* **Task details**
Provide an exact copy of the data, excluding the images.
#### Dataset section
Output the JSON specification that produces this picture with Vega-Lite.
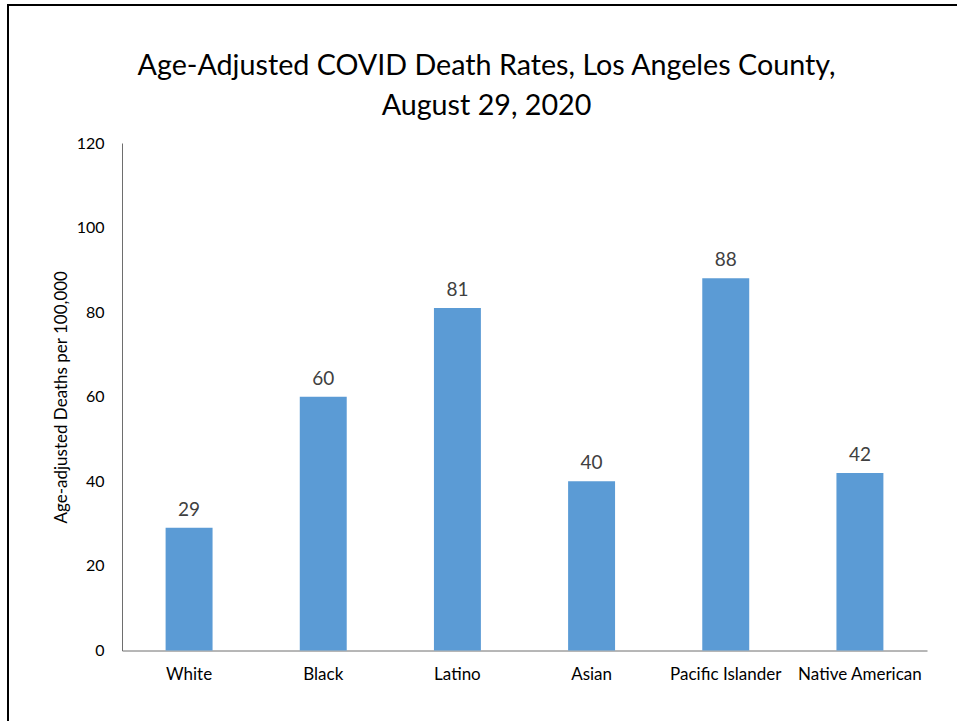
{
  "$schema": "https://vega.github.io/schema/vega-lite/v6.json",
  "autosize": {"type": "none"},
  "width": 949,
  "height": 716,
  "padding": {"left": 8, "top": 5, "right": 0, "bottom": 0},
  "background": "white",
  "view": {"stroke": "black", "strokeWidth": 2, "strokeDash": [949, 1665, 716], "fill": "white"},
  "config": {
    "font": "Lato",
    "axis": {"grid": false, "ticks": false, "tickSize": 0, "domainWidth": 1}
  },
  "title": {
    "text": ["Age-Adjusted COVID Death Rates, Los Angeles County,", "August 29, 2020"],
    "anchor": "middle",
    "frame": "group",
    "orient": "top",
    "baseline": "top",
    "offset": 0,
    "dx": 4,
    "dy": 116,
    "fontSize": 28.7,
    "fontWeight": "normal",
    "lineHeight": 40,
    "color": "black"
  },
  "data": {
    "values": [
      {"group": "White", "rate": 29},
      {"group": "Black", "rate": 60},
      {"group": "Latino", "rate": 81},
      {"group": "Asian", "rate": 40},
      {"group": "Pacific Islander", "rate": 88},
      {"group": "Native American", "rate": 42}
    ]
  },
  "encoding": {
    "x": {
      "field": "group",
      "type": "nominal",
      "sort": null,
      "scale": {"range": [114, 919], "paddingInner": 0.65, "paddingOuter": 0.325},
      "axis": {
        "title": null,
        "orient": "bottom",
        "offset": -70.5,
        "labelAngle": 0,
        "labelFontSize": 17,
        "labelColor": "black",
        "labelPadding": 16,
        "domainColor": "#6e6e6e"
      }
    },
    "y": {
      "field": "rate",
      "type": "quantitative",
      "scale": {"domain": [0, 120], "range": [645.5, 138], "nice": false},
      "axis": {
        "title": "Age-adjusted Deaths per 100,000",
        "orient": "left",
        "offset": -114,
        "values": [0, 20, 40, 60, 80, 100, 120],
        "labelFontSize": 16,
        "labelColor": "black",
        "labelPadding": 18,
        "titleFontSize": 17,
        "titleFontWeight": "normal",
        "titleColor": "black",
        "titlePadding": 6,
        "domainColor": "#6e6e6e"
      }
    }
  },
  "layer": [
    {"mark": {"type": "bar", "color": "#5B9BD5"}},
    {
      "mark": {"type": "text", "baseline": "alphabetic", "dy": -12, "fontSize": 19, "color": "#404040"},
      "encoding": {"text": {"field": "rate", "type": "quantitative"}}
    }
  ]
}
########
* **Correct response**
Output the JSON specification that produces this picture with Vega-Lite.
{
  "$schema": "https://vega.github.io/schema/vega-lite/v6.json",
  "autosize": {"type": "none"},
  "width": 949,
  "height": 716,
  "padding": {"left": 8, "top": 5, "right": 0, "bottom": 0},
  "background": "white",
  "view": {"stroke": "black", "strokeWidth": 2, "strokeDash": [949, 1665, 716], "fill": "white"},
  "config": {
    "font": "Lato",
    "axis": {"grid": false, "ticks": false, "tickSize": 0, "domainWidth": 1}
  },
  "title": {
    "text": ["Age-Adjusted COVID Death Rates, Los Angeles County,", "August 29, 2020"],
    "anchor": "middle",
    "frame": "group",
    "orient": "top",
    "baseline": "top",
    "offset": 0,
    "dx": 4,
    "dy": 116,
    "fontSize": 28.7,
    "fontWeight": "normal",
    "lineHeight": 40,
    "color": "black"
  },
  "data": {
    "values": [
      {"group": "White", "rate": 29},
      {"group": "Black", "rate": 60},
      {"group": "Latino", "rate": 81},
      {"group": "Asian", "rate": 40},
      {"group": "Pacific Islander", "rate": 88},
      {"group": "Native American", "rate": 42}
    ]
  },
  "encoding": {
    "x": {
      "field": "group",
      "type": "nominal",
      "sort": null,
      "scale": {"range": [114, 919], "paddingInner": 0.65, "paddingOuter": 0.325},
      "axis": {
        "title": null,
        "orient": "bottom",
        "offset": -70.5,
        "labelAngle": 0,
        "labelFontSize": 17,
        "labelColor": "black",
        "labelPadding": 16,
        "domainColor": "#6e6e6e"
      }
    },
    "y": {
      "field": "rate",
      "type": "quantitative",
      "scale": {"domain": [0, 120], "range": [645.5, 138], "nice": false},
      "axis": {
        "title": "Age-adjusted Deaths per 100,000",
        "orient": "left",
        "offset": -114,
        "values": [0, 20, 40, 60, 80, 100, 120],
        "labelFontSize": 16,
        "labelColor": "black",
        "labelPadding": 18,
        "titleFontSize": 17,
        "titleFontWeight": "normal",
        "titleColor": "black",
        "titlePadding": 6,
        "domainColor": "#6e6e6e"
      }
    }
  },
  "layer": [
    {"mark": {"type": "bar", "color": "#5B9BD5"}},
    {
      "mark": {"type": "text", "baseline": "alphabetic", "dy": -12, "fontSize": 19, "color": "#404040"},
      "encoding": {"text": {"field": "rate", "type": "quantitative"}}
    }
  ]
}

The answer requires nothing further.